======== RECORDS SUPPLIED ========

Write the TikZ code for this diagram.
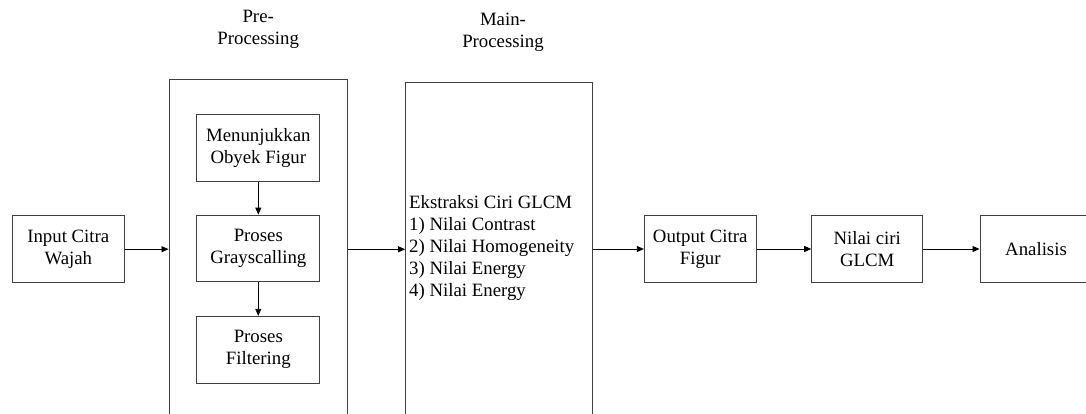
\documentclass[tikz,border=0pt]{standalone}
\usepackage{fontspec}
\setmainfont{Liberation Serif}
\usetikzlibrary{arrows.meta}
\begin{document}
\begin{tikzpicture}[x=1pt,y=-1pt,
	font=\fontsize{18.8}{22}\selectfont,
	blok/.style={draw=black!75, line width=1pt, align=center, inner sep=0pt},
	panah/.style={-{Triangle[length=7pt,width=6pt]}, line width=0.8pt}]
	\useasboundingbox (0,0) rectangle (1086,414);
	\clip (0,0) rectangle (1086,414);
	% tahap luar
	\node[blok, minimum width=112pt, minimum height=67pt] (input) at (68.3, 249.2) {Input Citra\\Wajah};
	\node[blok, minimum width=178.3pt, minimum height=339.2pt] (pre) at (258.2, 249.3) {};
	\node[blok, minimum width=187.3pt, minimum height=335.4pt] (main) at (499.3, 250) {};
	\node[blok, minimum width=111.7pt, minimum height=67pt] (output) at (700.2, 249) {Output Citra\\Figur};
	\node[blok, minimum width=111pt, minimum height=67pt] (nilai) at (867.2, 249) {Nilai ciri\\GLCM};
	\node[blok, minimum width=112pt, minimum height=67pt] (analisis) at (1036, 249) {Analisis};
	% judul
	\node[align=center] (judulpre) at (258.2, 29) {Pre-\\Processing};
	\node[align=center] (judulmain) at (503, 32.5) {Main-\\Processing};
	% isi pre-processing
	\node[blok, minimum width=122.7pt, minimum height=66.7pt] (obyek) at (258.3, 148.3) {Menunjukkan\\Obyek Figur};
	\node[blok, minimum width=122.7pt, minimum height=66.7pt] (gray) at (258.3, 248.5) {Proses\\Grayscalling};
	\node[blok, minimum width=122.7pt, minimum height=66.7pt] (filter) at (258.3, 349.7) {Proses\\Filtering};
	% isi main-processing
	\node[align=left, anchor=west, inner sep=0pt] (glcm) at (409, 248) {Ekstraksi Ciri GLCM\\1) Nilai Contrast\\2) Nilai Homogeneity\\3) Nilai Energy\\4) Nilai Energy};
	% panah
	\draw[panah] (input.east) -- (input.east -| pre.west);
	\draw[panah] (pre.east) -- (pre.east -| main.west);
	\draw[panah] (output.west -| main.east) -- (output.west);
	\draw[panah] (output) -- (nilai);
	\draw[panah] (nilai) -- (analisis);
	\draw[panah] (obyek) -- (gray);
	\draw[panah] (gray) -- (filter);
\end{tikzpicture}
\end{document}
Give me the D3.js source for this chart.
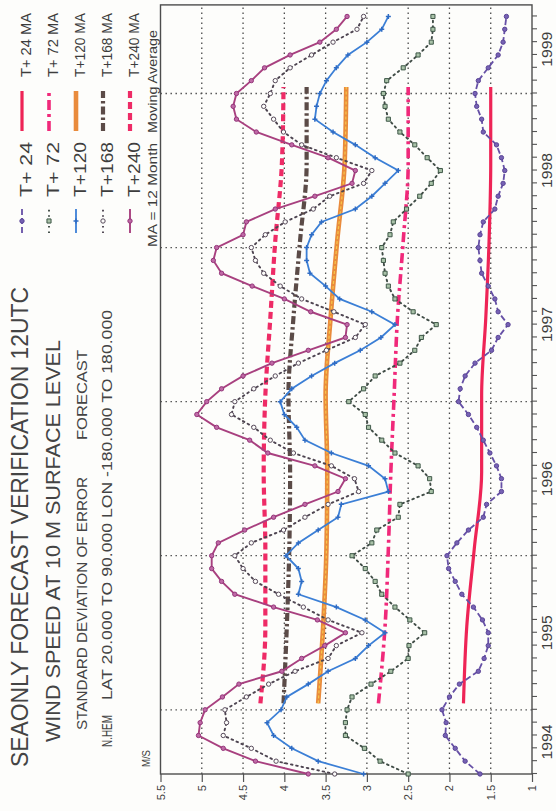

========

(GIVEN REQUEST): Select every line in the records above that contains the word "this".

(SOLUTION):
Write the TikZ code for this diagram.
Give me the D3.js source for this chart.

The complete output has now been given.